E voi, una passeggiata al buio, concettuale o reale, ve la siete mai fatta? Antonio Moresco sì e a quel punto è stato trascinato dai canti e nel caos e ha visto mutare, con progressiva indolenza, la sua città di adozione, Milano, il controverso capoluogo lombardo, la capitale dell’Italia che lavora e che rende, il centro urbano da sempre sospettato di freddezza, di stravolgimenti meteorologici tendenti al disastro, di troppa nebbia. Milano, la città con la più elevata qualità di vita dello Stivale, isole comprese, Milano specchio delle speranze, delle aspettative, dei trionfi e dei fallimenti, Milano un trattato di antropologia socio-culturale.
I mostri innamorati sul metrò, e un po’ ovunque, i loro tragitti, i loro delitti, le pazzie scambiate per normalità, usi e costumi che cambiano, di settimana in settimana, e poi mesi, anni e decenni. Moresco e la sua birra che inciampano, che si imbattono, che constatano, che si spaventano, che fuggono, che collaborano, che provano a capire, che non ci riescono. Uno spettacolo teatrale ("L'uomo che cammina") che diventa un disco, uno scritto, recitato con voce dolce e insicura dall’autore che sembra Geppetto, che ti avvisa ma poi è sempre troppo tardi, fino al prossimo vicolo, svincolo, tranello. Lame, sputi, aggressioni, disperazioni, gonne che si accorciano, ventri che si scoprono, manifesti fissi e cartelloni che parlano e ti osservano, venditori di fiori e di fumo, migrazioni costanti.
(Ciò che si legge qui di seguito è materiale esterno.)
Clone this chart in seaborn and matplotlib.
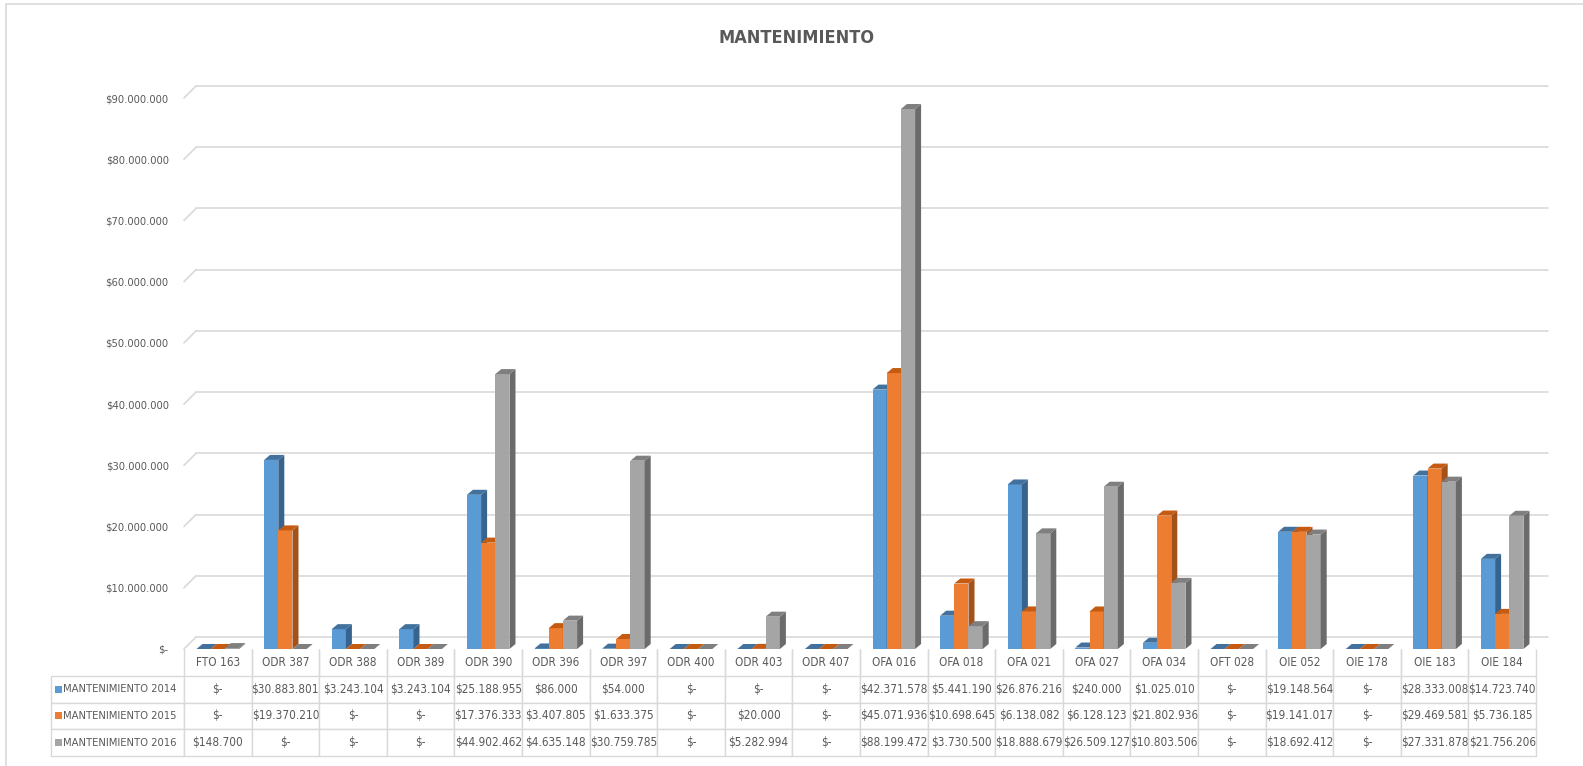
import matplotlib
matplotlib.use('Agg')
import matplotlib.pyplot as plt
import matplotlib.font_manager as fm
from matplotlib.patches import Polygon, Rectangle
from matplotlib.lines import Line2D
from matplotlib.transforms import ScaledTranslation
import seaborn as sns
import pandas as pd

equipos = ['FTO 163', 'ODR 387', 'ODR 388', 'ODR 389', 'ODR 390', 'ODR 396', 'ODR 397',
           'ODR 400', 'ODR 403', 'ODR 407', 'OFA 016', 'OFA 018', 'OFA 021', 'OFA 027',
           'OFA 034', 'OFT 028', 'OIE 052', 'OIE 178', 'OIE 183', 'OIE 184']
mant_2014 = [0, 30883801, 3243104, 3243104, 25188955, 86000, 54000, 0, 0, 0,
             42371578, 5441190, 26876216, 240000, 1025010, 0, 19148564, 0, 28333008, 14723740]
mant_2015 = [0, 19370210, 0, 0, 17376333, 3407805, 1633375, 0, 20000, 0,
             45071936, 10698645, 6138082, 6128123, 21802936, 0, 19141017, 0, 29469581, 5736185]
mant_2016 = [148700, 0, 0, 0, 44902462, 4635148, 30759785, 0, 5282994, 0,
             88199472, 3730500, 18888679, 26509127, 10803506, 0, 18692412, 0, 27331878, 21756206]
series = ['MANTENIMIENTO 2014', 'MANTENIMIENTO 2015', 'MANTENIMIENTO 2016']
y_ticks = [0, 10000000, 20000000, 30000000, 40000000, 50000000, 60000000, 70000000, 80000000, 90000000]

front_colors = ['#5B9BD5', '#ED7D31', '#A5A5A5']
cap_colors = ['#41719C', '#C55A11', '#7F7F7F']
side_colors = ['#36648E', '#A4521B', '#6B6B6B']
grid_color = '#D9D9D9'
text_color = '#595959'


def money(v):
    if v == 0:
        return '$-'
    return '$' + f'{v:,.0f}'.replace(',', '.')


sns.set_theme(style='white')

# the reference uses a narrow office font; take the narrowest one that is installed
fonts = fm.fontManager.ttflist
names = {f.name for f in fonts}
if 'Liberation Sans Narrow' in names:
    font, stretch = 'Liberation Sans Narrow', 'normal'
elif any(f.name == 'DejaVu Sans' and str(f.stretch) == 'condensed' for f in fonts):
    font, stretch = 'DejaVu Sans', 'condensed'
else:
    font, stretch = 'Liberation Sans', 'normal'
plt.rcParams['font.family'] = [font, 'DejaVu Sans']
plt.rcParams['font.stretch'] = stretch

# layout in pixels (top-origin), figure is 1583x766
W, H = 1583, 766
ax_l, ax_r, ax_t, ax_b = 184, 1536, 98, 649
tbl_l, tbl_t, tbl_b = 51, 649, 756

fig = plt.figure(figsize=(W / 100, H / 100), dpi=100)
ax = fig.add_axes([ax_l / W, 1 - ax_b / H, (ax_r - ax_l) / W, (ax_b - ax_t) / H])
ax.set_facecolor('none')

df = pd.DataFrame({
    'Equipo': equipos * 3,
    'Serie': [s for s in series for _ in equipos],
    'Valor': mant_2014 + mant_2015 + mant_2016,
})
sns.barplot(data=df, x='Equipo', y='Valor', hue='Serie', order=equipos, hue_order=series,
            palette=front_colors, width=0.63, saturation=1, linewidth=0, legend=False, ax=ax)

n = len(equipos)
ax.set_xlim(-0.5, n - 0.5)
ax.set_ylim(0, y_ticks[-1])
ppx = (ax_r - ax_l) / n
ppy = (ax_b - ax_t) / y_ticks[-1]
dx, dy = 6 / ppx, 5 / ppy

# fake 3D: side and top faces built from each seaborn bar
for i, cont in enumerate(ax.containers):
    for bar in cont:
        bar.set_zorder(3 + i)
        x0 = bar.get_x()
        x1 = x0 + bar.get_width()
        h = bar.get_height()
        ax.add_patch(Polygon([(x1, 0), (x1 + dx, dy), (x1 + dx, h + dy), (x1, h)],
                             closed=True, fc=side_colors[i], lw=0, zorder=3.5 + i))
        ax.add_patch(Polygon([(x0, h), (x1, h), (x1 + dx, h + dy), (x0 + dx, h + dy)],
                             closed=True, fc=cap_colors[i], lw=0, zorder=3.5 + i, clip_on=False))

# back wall gridlines with a slanted connector to the front plane
off = ScaledTranslation(0.12, 0.12, fig.dpi_scale_trans)
ytr = ax.get_yaxis_transform()
for v in y_ticks:
    ax.plot([0, 1], [v, v], transform=ytr + off, color=grid_color, lw=1.2, zorder=1, clip_on=False)
    ax.plot([0, 12 / (ax_r - ax_l)], [v, v + 12 / ppy], transform=ytr, color=grid_color,
            lw=1.2, zorder=1, clip_on=False)

ax.set_yticks(y_ticks)
ax.set_yticklabels([money(v) for v in y_ticks])
ax.tick_params(axis='y', length=0, pad=11, labelsize=8, labelcolor=text_color)
ax.set_xticks([])
ax.set_xlabel('')
ax.set_ylabel('')
ax.grid(False)
for s in ax.spines.values():
    s.set_visible(False)

# data table under the chart
rows = [[''] + equipos]
for s, vals in zip(series, [mant_2014, mant_2015, mant_2016]):
    rows.append([s] + [money(v) for v in vals])
ah = ax_b - ax_t
aw = ax_r - ax_l
tbl = ax.table(cellText=rows, cellLoc='center',
               colWidths=[ax_l - tbl_l] + [ppx] * n,
               bbox=[(tbl_l - ax_l) / aw, -(tbl_b - ax_b) / ah, (ax_r - tbl_l) / aw, (tbl_b - tbl_t) / ah])
tbl.auto_set_font_size(False)
tbl.set_fontsize(8.5)
for (r, c), cell in tbl.get_celld().items():
    cell.set_edgecolor(grid_color)
    cell.set_linewidth(1)
    cell.set_facecolor('white')
    cell.get_text().set_color(text_color)
    if r == 0:
        cell.visible_edges = '' if c == 0 else 'LR'
    if c == 0 and r > 0:
        cell.PAD = 0.09
        cell._loc = 'left'
        cell.get_text().set_ha('left')
        cell.get_text().set_fontsize(8)

row_h = (tbl_b - tbl_t) / 4
for i in range(3):
    cy = tbl_t + row_h * (i + 1.5)
    fig.add_artist(Rectangle((55 / W, 1 - (cy + 3.5) / H), 7 / W, 7 / H,
                             transform=fig.transFigure, color=front_colors[i], lw=0))

fig.text(0.503, 1 - 38 / H, 'MANTENIMIENTO', ha='center', va='center',
         fontsize=13, fontweight='bold', color=text_color)

# chart border (left and top edges visible in the reference)
fig.add_artist(Line2D([6 / W, 6 / W], [0, 1 - 4 / H], color=grid_color, lw=1.2))
fig.add_artist(Line2D([6 / W, 1], [1 - 4 / H, 1 - 4 / H], color=grid_color, lw=1.2))

fig.savefig('out.png', dpi=100)
plt.close(fig)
Milano e Moresco. Un racconto docile, malfermo, che invece acquista ritmo, che diventa frenetico (e politico), anche grazie alla sua sonorizzazione, progettata ed eseguita ovviamente da
Fabio Zuffanti, che non dorme mai: un
ambient cinematico, tetro, sibilante, come un sicario che ti attendi ma non sai dove si trovi. C’è la quiete spettrale
Gone To Earth, come pure gli agguati ai Guerrieri seguiti passo passo da Barry De Vorzon, ticchettii, rumori, bassi che sembrano tacchi in avvicinamento, note che si aggrovigliano fino a somigliare a metronomi che fanno il conto alla rovescia. Fino al prossimo lampione. Si è fatto giorno, andate a dormire.